E aqui chegados, sendo incontestável terem sido os objectos [paletes] apreendidos à B... - nas respectivas instalações – atendo-nos à decisão que pôs fim ao inquérito, a qual incidindo sobre os elementos probatórios constantes dos autos discorreu conforme supra transcrito, impõe-se, em concordância com a mesma, determinar a sua restituição à B..., entidade que à data da apreensão as detinha, as possuía; se de boa ou má - fé, se entroncam em negócio nulo …, enfim se titular do direito é a recorrente ou, antes, a recorrida é matéria que as «partes», querendo, terão de ver respondida no foro próprio

É esta, aliás, a solução que, respeitando o quadro legal, se mostra em consonância com a fundamentação do despacho que pôs termo ao inquérito, donde resulta não estar inequivocamente demonstrada a «propriedade» da denunciante sobre os bens apreendidos, tão pouco a ilicitude da respectiva detenção/posse por parte da denunciada, a quem foram apreendidos.
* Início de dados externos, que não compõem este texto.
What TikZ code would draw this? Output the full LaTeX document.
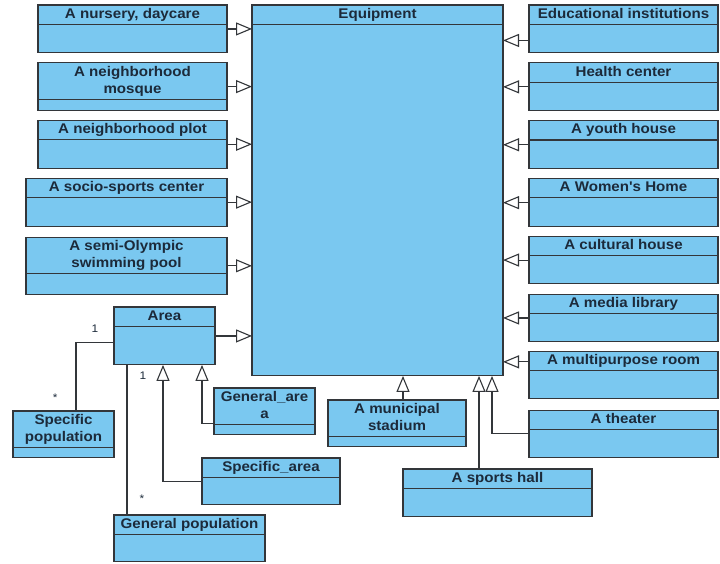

Mostra-se, assim, prejudicado a apreciação das demais questões suscitadas pela recorrente.

III. Decisão

Termos em que acordam os Juízes na 5.ª Secção Criminal do Tribunal da Relação de Coimbra, na procedência do recurso, em:

a. Julgar verificada a nulidade insanável resultante da violação das regras de competência em razão da matéria prevista no artigo 119.º, alínea e) do CPP e, em consequência, declarar inválida a decisão em crise e, bem assim, a de todos os actos processuais à mesma tendentes, designadamente à decisão de fls. 225 a 227 [e processado subsequente], subsistindo, contudo, esta, na parte em que declarou juridicamente inexistente o despacho de arquivamento no segmento em que decidiu o conflito sobre a propriedade dos bens apreendidos nos autos determinando, em consequência, a sua entrega à ofendida A... [artigo 122.º do CPP];

b. Determinar a restituição das paletes apreendidas nos autos à B... – entidade à qual [em cujas instalações] foram apreeendidas, sem prejuízo de as «partes» virem a recorrer aos meios comuns com vista a dirimir o conflito sobre a «titularidade» das mesmas.